The middle third (about) is about trying to get hard evidence on Regan – enough to convict him in a court of law. In this part of the book as well we get a violin-playing biography on Regan. He was dyslexic. He didn't fit in as a kid. He got picked on. His family life was difficult. Etc. And no doubt this is all true. The amazing thing, despite all this, he readily made a success of his life after joining the military (and then later joining the intelligence service).
He was really an accomplished fellow and was able to literally return home and turn the heads (and rub it in a little) of all those who had ever picked on him or thought him stupid. Most of the guys who picked on him and called him a loser were still stuck in small-town life, having accomplished basically nothing of import in their own lives.
This really should have been a feel-good story. But there was something "off" about Regan. And I think the book fails in large part to give necessary insight into a lot of this stuff. The author is a little namby-pamby about it all, if you ask me. The bottom line is that he seemed to get bored in his job. Most of his previous professional life was spent moving from one place to another...often including such exotic places as Hawaii. But here we was doing a nine-year span at NRO (I couldn't work that long with Goldberg either) dong an 80 mile commute (each way) each day in a job that apparently no longer was offering him much of a challenge.
And, of course, he got into debt. So, of course, he simply asked his bosses for a raise or started hunting around for a better-paying job. Well, no. What he did was decide to turn traitor and try to make money selling secrets.
Again, I think the story itself is interesting although I don't think this author wrung out of it all he could. But clearly what we have in Regan is not Aldrich Ames or any other traitor who came from the ranks of active spies. Regan was a functionary, a bureaucrat, for all intents and purposes. Oh, yes, the things he did were usually highly important. But he was in no way involved on the front lines of dead-drops, dangling, and managing double-agents.
So what he did was what any ambitious traitor would do: He got on the intelligence services' version of the internet (Intelink) and read case file after case file of previous traitors, trying to learn what to do and how not to get caught. That the Intelink was relatively open and could just vomit out all of the nation's top secrets to some guy at a computer terminal was eye-opening enough. (I sure hope the hell they fixed this.)
However, the new impetus (particularly after 9/11) was for the intel services to share information. But it seems they went a little overboard. Oh...and hopefully intel services now keep better watch on who is making copies and how many. Jesus H. Christ, this was another leak that could have easily been plugged. Every night he walked out of his job at NRO with copied documents in the bottom of his duffel bag without being searched.

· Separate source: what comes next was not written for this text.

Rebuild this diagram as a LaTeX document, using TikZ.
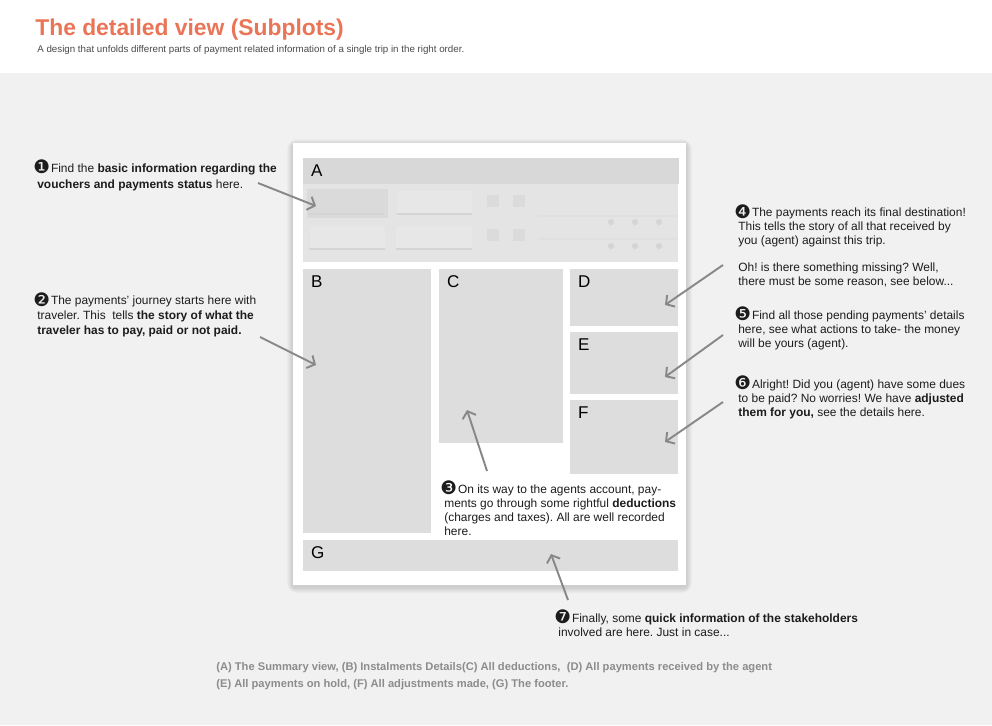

As the author noted, he would probably have had a harder time stealing books out of the public library. The perils of Intelink could have been a book unto itself.
Regan was an odd bird. He was careful and meticulous in some things but then would do really stupid things. One of the agents on his case called him "the 80% man" because he'd be really clever and careful about some aspect of his espionage and then find a way to fuck it up in the end. For instance, he had been storing photocopies of all his stolen intelligence in his house for a while. As investigators conjectured (correctly, it turns out), the volume of material was such that his could only be a temporary hiding place. So Brian Regan rents a nearby storage facility. He, of course, does so under an assumed named. But the clever switch of name he chose was "Patrick Regan," Not good.
The third half of the book is basically about the agents trying to find all the caches of documents that Regan buried here and there (in public parks). He had initially failed in his bid to sell anything to Libya or anyone else. He was just literally too much of an intelligence hick and novice not to turn off any prospective buyer. So his Plan B, of sorts, was to bury this stuff and then (after giving credible samples to a prospective buyer) give them the coordinates of the buried treasure. Something like that.
In this last third of the book, Regan was in prison (for life) and part of the deal he made with the Feds (in order to protect his wife from persecution, and to allow her to receive at least a portion of a pension), was to cooperate in returning the stolen documents. The problem was, Regan forgot enough aspects of his old code that he couldn't read the encrypted code that gave the GPS coordinates of where he buried some of the stuff. So they brought in a crack code-cracker and he helped Regan remember how he did it. That section of the book was very interesting. Regan's coding methods were explained. And although the implementation was fairly simple, by the time you encrypted the info behind two coding algorithms, the code was fairly secure.
Unlike The Traitor and the Spy wherein I came to despise the main character more and more, in this one, one is left with more of a sympathetic view of this idiot. The Feds were basically begging this guy to take a nine-year (or less) sentence as a plea bargain. But Regan held out. It seemed he thought he was smarter than the entire intelligence community of the United States and could win. So what does he win? The prosecutors go after the death penalty for him (which was later denied to them by a judge). But he does get life with no possibility of parole.
Regan himself, a few years later, finally admits that he was out of touch with reality for a time. Yeah, that might explain some of it. But you have to read the book to get a feel for this guy. And I'm still not sure what to make of him. I don't think he was the kind of evil man such as Aldrich Ames. But on the other hand, despite many good traits, he regularly cheated on his wife. Obviously he cheated on his country as well. It's just this mix of people. You wonder even if he could have split personalities or something.